Age of Barbarian - created by Italian studio Crian Soft, headed by Christian Fanucci and Catherine Thalman - is about as pure a representation of sword and sorcery in games as can be found. It pays homage to the entire genre, both the best (Robert E. Howard) and the more questionable parts (80s B-movies like Deathstalker). It apologizes for nothing.
The player can choose between a male or female character. The man, Rahaan, is a thinly veiled Conan stand-in (even including a gap in his teeth like Schwarzenegger) whose village is destroyed and who survives being crucified by the dark lord Necron, while the woman, Sheyna, is a warrior princess who escapes Necron's slavers. Depending on which character is chosen, the game will change somewhat beyond their particular stats (Rahaan: stronger, Sheyna: faster), with distinct opening levels and cutscenes. Each character wears as little clothing as possible and they are as physically idealized as the creators could imagine.
The player must choose a level from a world map, and those levels scroll strictly horizontally, similar to Rastan but with occasion rooms to enter and multiple exits to different sections, which become particularly important when uncovering secrets. The characters are exceptionally large compared to most such games (closer to something like Gladiator) and the combat system is relatively simple but still complex enough to demand the player's attention. The player can choose among high and low attacks, combos, a kick to separate from enemies too close to hit, blocking, rolling, or simply switching direction. The kick and roll moves and some of the special techniques such as the spinning decapitation move are straight out of Barbarian for the C64, so the game isn't just a tribute to books and movies but to other games as well. The deliberate platforming elements, including climbing, leaping over pits, and avoiding lethal spike traps, are from Jordan Mechner's Prince of Persia, for instance. There are mild RPG elements, including inventory to manage and experience points/leveling.
Every aspect of the game is hellbent on creating a true S&S experience. The bestiary almost entirely eschews Tolkien/high fantasy influences. There are masked slavers, lizardmen, apemen, giant spiders, crocodiles, zombies, etc. There are no elves, orcs, or dwarves present, and when something like a basilisk appears as a level boss, it's presented as something that is disturbingly singular, alien, and deadly. Wizards are similarly rare and dark-natured. Necron of course is basically swiped from Ralph Bakshi and Frank Frazetta's Fire and Ice, and one of his chief henchmen is Frazetta's Death Dealer.

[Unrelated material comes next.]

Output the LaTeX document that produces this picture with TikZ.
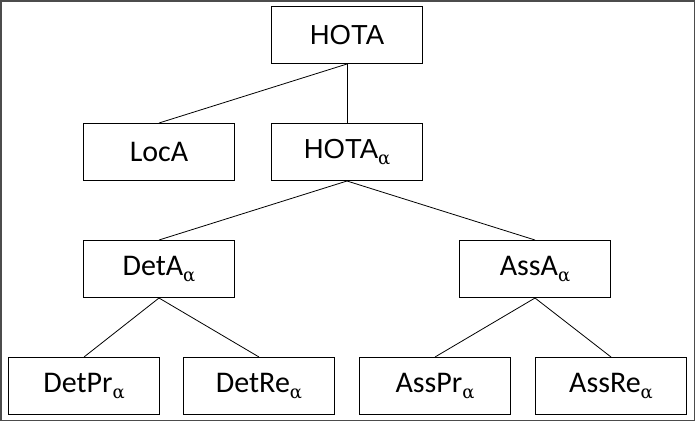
\documentclass[tikz,border=0pt]{standalone}
\usepackage{fontspec}
\setmainfont{Carlito}
\newfontfamily\arialf{Liberation Sans}
\newfontfamily\alphaf{DejaVu Serif}
\newcommand{\al}{\raisebox{-0.4ex}{\fontsize{18}{18}\selectfont\alphaf α}}
\begin{document}
\begin{tikzpicture}[x=1pt,y=-1pt,
  bx/.style={draw=black,line width=1pt,minimum width=151pt,minimum height=57pt,inner sep=0pt,anchor=north west,font=\fontsize{30}{30}\selectfont},
  ar/.style={font=\fontsize{27.5}{27.5}\selectfont\arialf},
  ln/.style={line width=0.8pt}]
\useasboundingbox (0,0) rectangle (695,421);
\draw[line width=1.5pt,draw=black!70] (0.75,0.75) rectangle (694.25,420.25);
\node[bx,ar] (hota) at (271,6) {HOTA};
\node[bx] (loca) at (83,123) {LocA};
\node[bx,ar] (hotaa) at (271,123) {HOTA\al};
\node[bx] (deta) at (83,240) {DetA\al};
\node[bx] (assa) at (459,240) {AssA\al};
\node[bx] (detpr) at (8,357) {DetPr\al};
\node[bx] (detre) at (183,357) {DetRe\al};
\node[bx] (asspr) at (359,357) {AssPr\al};
\node[bx] (assre) at (535,357) {AssRe\al};
\draw[ln] (hota.south) -- (loca.north);
\draw[ln] (hota.south) -- (hotaa.north);
\draw[ln] (hotaa.south) -- (deta.north);
\draw[ln] (hotaa.south) -- (assa.north);
\draw[ln] (deta.south) -- (detpr.north);
\draw[ln] (deta.south) -- (detre.north);
\draw[ln] (assa.south) -- (asspr.north);
\draw[ln] (assa.south) -- (assre.north);
\end{tikzpicture}
\end{document}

Some levels include hostages, particularly scantily clad maidens, that need to be rescued and, in a unique touch, escorted to safety (thankfully, the escorting part isn't especially difficult or tedious). The player will traverse mountains, forests, swamps, spider-haunted temples, and Roger Dean's floating rocks in the skies. Combat is gory, full of disembowelments, decapitations, dismemberments, and harsh executions, and the game is uncommonly frank about nudity (although there is a censor option). The player can activate a filter to get some extra grindhouse movie flavor in the visuals. The game is also quite funny, but it's a humor that comes from love and knowledge of the genre rather than mockery from afar. Rahaan's crazed death glare in response to enemy taunts is always a highlight.
Graphically, the designers went for a very particular mid-90s look like something created on an old Video Toaster. The characters are lifelike but embellished rather than using straight digitizations of actors and it's quite an effective job. The backgrounds are reasonably well-rendered, with garishly colored skies and moons. The soundtrack is appropriately epic, and the voice acting certainly does evoke 1980s B-movies.
It's certainly not perfect. The game is a low-budget indie effort (maybe that's only fitting) and bugs are common. The spider cult DLC is particularly prone to crashing at odd times. The controls have a knack for becoming unresponsive, extra frustrating when the player is faced with an instant-kill trap that requires precision to pass. The animations sometimes jerk about. The English translation is rough. The menus and user interface are awkward and feel perfunctory in some ways.
But like the Millennium Falcon, it's got it where it counts.